NYTpicker thinks it blatantly “racist” because “this page is the only one aimed squarely at readers whose skin isn’t white in color — and it’s the first time we can remember a gift guide, anywhere, openly defining its offerings by their appeal to a specific racial group.” Mediaite‘s Glynnis MacNicol is “not sure I’m willing to go that far. But badly, terribly thought out, bordering on offensive, absolutely.”
But, in fact, we live in a predominately white society and most children’s books, toys, and the like are created with a white audience in mind. That’s especially true of the classics, some of which are decades old and depict an all-white world. Several of Katie’s books were first published fifty or sixty years ago and the illustrations are from that period. All the characters, down to the street sweepers, are white. Most of her Fischer-Price “Little People” are white, too; the handful of exceptions are from playsets introduced in recent years rather than old-time favorites. (My wife tells me that African-American replacement figures are available online.)
If you’re black or Hispanic and want to find items featuring kids that look like yours, then, you might want some ideas.
Here are some of the items highlighted in the guide:
Mary-Kate and Ashley Olsen aren’t the only twin designers. Ayaan and Idyl Mohallim, identical twins, are the creative force behind Mataano (which means “twins” in Somali). Their designs are infused with their East African and American heritage. If you’re looking for a special gift that expresses sophistication, culture and style, a Mataano piece is a good bet.
Solange Knowles and her father, Matthew Knowles (yes, Beyoncé’s sister and father) have teamed with Planet Toys to create an interactive hip-hop and rhythm-based toy line. The line includes a Mix Master Music Chair that allows children to be their own D.J.’s, a Move ’n Groove dance mat, a Jammin’ Microphone and other items. There is also a singalong DVD series, featuring the voices of the Knowles sisters singing remixed versions of your favorite nursery rhymes.

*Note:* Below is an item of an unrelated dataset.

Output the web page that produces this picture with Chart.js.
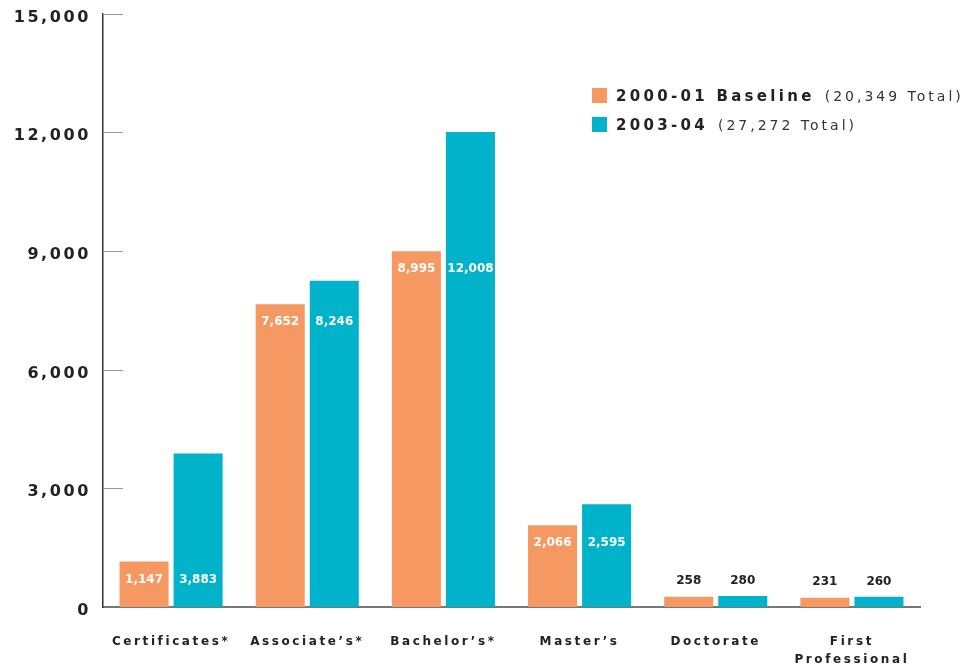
<!DOCTYPE html>
<html>
<head>
<meta charset="utf-8">
<script src="https://cdn.jsdelivr.net/npm/chart.js@4/dist/chart.umd.min.js"></script>
<style>
  html, body { margin: 0; padding: 0; background: #fff; }
  #wrap { position: relative; width: 979px; height: 667px; }
  #legend { position: absolute; left: 592px; top: 81px; font-family: "DejaVu Sans", sans-serif; color: #222; }
  .row { height: 29px; display: flex; align-items: center; white-space: nowrap; }
  .sw { width: 15px; height: 15px; margin-right: 9px; }
  .name { font-weight: bold; font-size: 15px; letter-spacing: 3.3px; }
  .tot { font-size: 14px; letter-spacing: 3px; color: #333; margin-left: 10px; }
</style>
</head>
<body>
<div id="wrap">
  <canvas id="grafico" width="979" height="667"></canvas>
  <div id="legend"></div>
</div>
<script>
// Categorías y series
const categorias = ['Certificates*', 'Associate\u2019s*', 'Bachelor\u2019s*', 'Master\u2019s', 'Doctorate', ['First', 'Professional']];
const nombresSeries = ['2000-01 Baseline', '2003-04'];
const base2000 = [1147, 7652, 8995, 2066, 258, 231];
const anio2003 = [3883, 8246, 12008, 2595, 280, 260];
const colores = ['#F69861', '#00B3CB'];
const ticksY = [0, 3000, 6000, 9000, 12000, 15000];

const fmt = v => v.toLocaleString('en-US');

// Leyenda con totales
const series = [base2000, anio2003];
const legend = document.getElementById('legend');
nombresSeries.forEach((n, i) => {
    const total = series[i].reduce((a, b) => a + b, 0);
    const row = document.createElement('div');
    row.className = 'row';
    row.innerHTML = `<div class="sw" style="background:${colores[i]}"></div>` +
        `<span class="name">${n}</span><span class="tot">(${fmt(total)} Total)</span>`;
    legend.appendChild(row);
});

// Espaciado de letras para los ejes
const espaciado = {
    id: 'espaciado',
    beforeDraw(chart) { chart.ctx.letterSpacing = '2.6px'; },
    beforeDatasetsDraw(chart) { chart.ctx.letterSpacing = '0px'; }
};

// Marcas cortas hacia dentro del eje Y
const marcasY = {
    id: 'marcasY',
    beforeDatasetsDraw(chart) {
        const y = chart.scales.y;
        const ctx = chart.ctx;
        ctx.save();
        ctx.strokeStyle = '#999';
        ctx.lineWidth = 1;
        ticksY.forEach(v => {
            if (v === 0) return;
            const py = Math.round(y.getPixelForValue(v)) + 0.5;
            ctx.beginPath();
            ctx.moveTo(y.right, py);
            ctx.lineTo(y.right + 20, py);
            ctx.stroke();
        });
        ctx.restore();
    }
};

// Valores sobre las barras
const etiquetas = {
    id: 'etiquetas',
    afterDatasetsDraw(chart) {
        const ctx = chart.ctx;
        ctx.save();
        ctx.letterSpacing = '0px';
        ctx.font = 'bold 12px "DejaVu Sans"';
        ctx.textAlign = 'center';
        ctx.textBaseline = 'middle';
        const m0 = chart.getDatasetMeta(0);
        categorias.forEach((c, i) => {
            const ref = m0.data[i];
            const dentro = (ref.base - ref.y) > 40;
            const ty = dentro ? ref.y + 18 : ref.y - 16;
            ctx.fillStyle = dentro ? '#fff' : '#222';
            chart.data.datasets.forEach((ds, d) => {
                const bar = chart.getDatasetMeta(d).data[i];
                ctx.fillText(fmt(ds.data[i]), bar.x, ty);
            });
        });
        ctx.restore();
    }
};

new Chart(document.getElementById('grafico'), {
    type: 'bar',
    data: {
        labels: categorias,
        datasets: [
            { label: nombresSeries[0], data: base2000, backgroundColor: colores[0] },
            { label: nombresSeries[1], data: anio2003, backgroundColor: colores[1] }
        ]
    },
    options: {
        responsive: false,
        animation: false,
        barPercentage: 0.907,
        categoryPercentage: 0.794,
        layout: { padding: { top: 10, right: 59, left: 0, bottom: 0 } },
        plugins: { legend: { display: false }, tooltip: { enabled: false } },
        scales: {
            x: {
                z: 1,
                grid: { display: false },
                border: { display: true, color: '#777', width: 2 },
                ticks: {
                    color: '#222',
                    padding: 18,
                    maxRotation: 0,
                    autoSkip: false,
                    font: { family: 'DejaVu Sans', size: 12, weight: 'bold', lineHeight: 1.5 }
                },
                afterFit(s) { s.height = 60; }
            },
            y: {
                min: 0,
                max: 15000,
                grid: { display: false },
                border: { display: true, color: '#333', width: 1.5 },
                afterBuildTicks(s) { s.ticks = ticksY.map(v => ({ value: v })); },
                ticks: {
                    color: '#222',
                    padding: 4,
                    labelOffset: 4,
                    font: { family: 'DejaVu Sans', size: 16, weight: 'bold' },
                    callback: v => fmt(v)
                },
                afterFit(s) { s.width = 103; }
            }
        }
    },
    plugins: [espaciado, marcasY, etiquetas]
});
</script>
</body>
</html>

‘The Beauty of Color: The Ultimate Beauty Guide for Skin of Color’ by Iman
In her early days as a model, Iman went through some rough patches with makeup artists who had trouble matching her skin tone. Those encounters inspired her to start her own makeup brand and write this beauty tome.
Ash Kumar’s Bollywood Henna Kit
You can emulate your favorite Bollywood star or come up with your own ideas with this henna kit for body and hair. It’s a perfect do-it-yourself gift for those wanting to satisfy a creative itch and is certain to add a glam touch at holiday parties.
‘The Mocha Manual to Military Life: A Savvy Guide for Wives, Girlfriends and Female Service Members’ by Kimberly Seals-Allers and Pamela M. McBride
Do you know an Army wife, or someone who is dating a person in the military? Do they need advice on how to manage a long-distance relationship? This handbook may help. The authors cover a range of topics, from how to cope during deployment to mastering military protocol.
The last of these is drawing the most attention because of the illustration. It initially puzzled me, in that there are few obvious (to me, anyway) reasons that “mocha” wives and girlfriends would have different needs in this regard than those of other colors. But it turns out that there is a whole series of “The Mocha Manual to” books.
Mary Katharine Ham argues that “some of the gifts are nice, but they’d be nice for any number of New York Times readers, not just for their minority readers. For instance, a Barack Obama children’s book could likely be enjoyed by white liberals as much as by black people. I know I may blow the New York Times‘ mind, here, but there are also black conservatives who might not appreciate it. Imagine that! White folks could, and even would, buy nail polish created by people of color. The designs of Somali twins Ayaan and Idyl Mohallim look lovely for people of all hues.”
That’s fair enough, although the products are clearly designed and marketed to people of color. Sure, Iman’s expertise in beauty products would be useful to white girls; but it’s nonetheless true that different products and techniques are more likely to enhance dark skin than light skin and vice-versa. For the most part, the products listed in the guide largely strike me as ones that might be difficult to find, would not be of much interest to white folks, and might help sell some newspapers.